— start DATASET EXCERPT —

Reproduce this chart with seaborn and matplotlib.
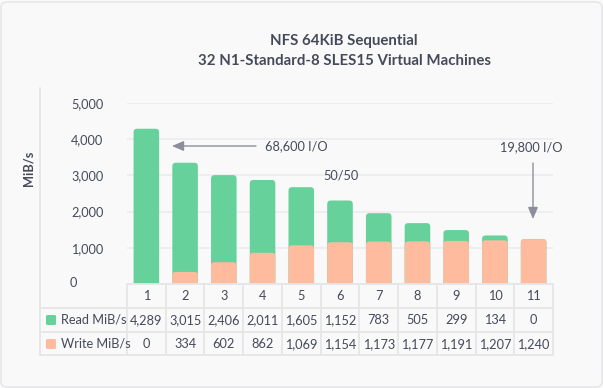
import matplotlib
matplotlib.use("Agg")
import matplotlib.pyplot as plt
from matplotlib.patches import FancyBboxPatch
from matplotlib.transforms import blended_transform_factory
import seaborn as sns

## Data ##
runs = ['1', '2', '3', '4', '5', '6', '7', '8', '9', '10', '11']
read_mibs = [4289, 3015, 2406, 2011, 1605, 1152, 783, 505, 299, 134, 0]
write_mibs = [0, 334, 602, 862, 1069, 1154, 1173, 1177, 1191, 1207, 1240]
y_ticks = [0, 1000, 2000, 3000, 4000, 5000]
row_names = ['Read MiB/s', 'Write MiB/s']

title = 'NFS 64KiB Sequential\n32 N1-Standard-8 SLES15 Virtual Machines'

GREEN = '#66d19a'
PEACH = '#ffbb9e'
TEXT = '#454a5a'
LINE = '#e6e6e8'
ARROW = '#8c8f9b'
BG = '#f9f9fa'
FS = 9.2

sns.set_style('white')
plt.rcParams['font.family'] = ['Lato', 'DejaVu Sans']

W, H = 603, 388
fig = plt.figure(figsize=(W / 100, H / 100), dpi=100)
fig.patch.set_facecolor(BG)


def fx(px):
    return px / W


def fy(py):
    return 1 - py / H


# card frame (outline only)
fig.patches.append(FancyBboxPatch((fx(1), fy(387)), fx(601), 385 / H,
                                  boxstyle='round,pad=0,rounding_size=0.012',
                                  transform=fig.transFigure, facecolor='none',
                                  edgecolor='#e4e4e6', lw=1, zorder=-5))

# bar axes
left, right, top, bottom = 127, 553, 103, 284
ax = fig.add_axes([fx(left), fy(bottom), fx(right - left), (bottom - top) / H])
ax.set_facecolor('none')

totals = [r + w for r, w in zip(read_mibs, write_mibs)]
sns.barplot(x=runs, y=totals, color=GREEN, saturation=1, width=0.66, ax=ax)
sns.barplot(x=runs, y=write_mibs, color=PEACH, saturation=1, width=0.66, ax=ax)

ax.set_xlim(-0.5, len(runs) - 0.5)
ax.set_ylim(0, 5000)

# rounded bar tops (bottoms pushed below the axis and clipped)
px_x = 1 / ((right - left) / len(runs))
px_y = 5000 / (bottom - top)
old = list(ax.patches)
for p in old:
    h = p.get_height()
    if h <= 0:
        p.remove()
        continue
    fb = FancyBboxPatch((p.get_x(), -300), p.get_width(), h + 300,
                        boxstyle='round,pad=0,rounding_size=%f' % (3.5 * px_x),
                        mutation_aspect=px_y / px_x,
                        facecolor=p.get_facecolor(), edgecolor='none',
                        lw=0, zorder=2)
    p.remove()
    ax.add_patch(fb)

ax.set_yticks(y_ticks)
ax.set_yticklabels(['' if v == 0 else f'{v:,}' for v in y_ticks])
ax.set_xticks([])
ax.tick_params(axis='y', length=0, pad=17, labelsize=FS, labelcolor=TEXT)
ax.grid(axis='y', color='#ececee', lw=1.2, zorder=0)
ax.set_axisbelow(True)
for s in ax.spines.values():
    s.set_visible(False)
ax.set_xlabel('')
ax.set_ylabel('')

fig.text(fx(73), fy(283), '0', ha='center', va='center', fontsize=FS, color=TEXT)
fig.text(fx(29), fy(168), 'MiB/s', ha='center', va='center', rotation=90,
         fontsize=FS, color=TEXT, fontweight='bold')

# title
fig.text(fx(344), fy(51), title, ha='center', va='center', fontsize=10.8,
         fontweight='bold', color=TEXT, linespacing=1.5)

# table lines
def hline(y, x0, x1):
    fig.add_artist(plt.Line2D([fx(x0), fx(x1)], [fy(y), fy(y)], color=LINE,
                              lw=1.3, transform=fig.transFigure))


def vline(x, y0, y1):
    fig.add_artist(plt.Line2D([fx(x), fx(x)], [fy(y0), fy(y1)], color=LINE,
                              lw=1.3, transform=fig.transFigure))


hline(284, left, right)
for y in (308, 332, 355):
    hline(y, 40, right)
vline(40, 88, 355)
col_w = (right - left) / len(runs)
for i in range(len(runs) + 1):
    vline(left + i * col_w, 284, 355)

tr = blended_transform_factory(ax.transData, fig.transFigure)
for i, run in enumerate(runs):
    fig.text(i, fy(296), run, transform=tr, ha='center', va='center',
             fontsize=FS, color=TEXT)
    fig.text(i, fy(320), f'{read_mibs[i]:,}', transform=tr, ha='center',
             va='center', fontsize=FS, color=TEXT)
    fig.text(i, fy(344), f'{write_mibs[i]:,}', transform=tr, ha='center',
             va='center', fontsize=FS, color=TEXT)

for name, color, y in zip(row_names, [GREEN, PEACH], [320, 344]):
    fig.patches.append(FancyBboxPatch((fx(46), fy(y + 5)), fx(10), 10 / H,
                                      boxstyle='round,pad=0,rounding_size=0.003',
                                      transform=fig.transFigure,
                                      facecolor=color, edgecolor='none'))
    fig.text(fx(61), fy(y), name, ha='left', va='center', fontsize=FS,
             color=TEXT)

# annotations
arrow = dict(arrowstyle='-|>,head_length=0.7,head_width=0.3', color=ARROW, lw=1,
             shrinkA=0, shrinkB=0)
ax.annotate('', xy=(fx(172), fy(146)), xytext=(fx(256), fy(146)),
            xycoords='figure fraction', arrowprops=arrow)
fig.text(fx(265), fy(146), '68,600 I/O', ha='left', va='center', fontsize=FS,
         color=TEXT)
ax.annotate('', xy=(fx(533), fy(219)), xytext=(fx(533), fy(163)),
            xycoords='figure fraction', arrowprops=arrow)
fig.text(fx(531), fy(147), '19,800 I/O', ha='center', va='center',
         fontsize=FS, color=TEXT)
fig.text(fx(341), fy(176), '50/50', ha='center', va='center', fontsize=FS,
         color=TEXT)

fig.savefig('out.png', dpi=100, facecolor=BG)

— end DATASET EXCERPT —

## PROBLEM DESCRIPTION:
Which lines of the data include "matplotlib"? Copy each of them.

## SOLUTION TO THE PROBLEM:
Reproduce this chart with seaborn and matplotlib.
import matplotlib
matplotlib.use("Agg")
import matplotlib.pyplot as plt
from matplotlib.patches import FancyBboxPatch
from matplotlib.transforms import blended_transform_factory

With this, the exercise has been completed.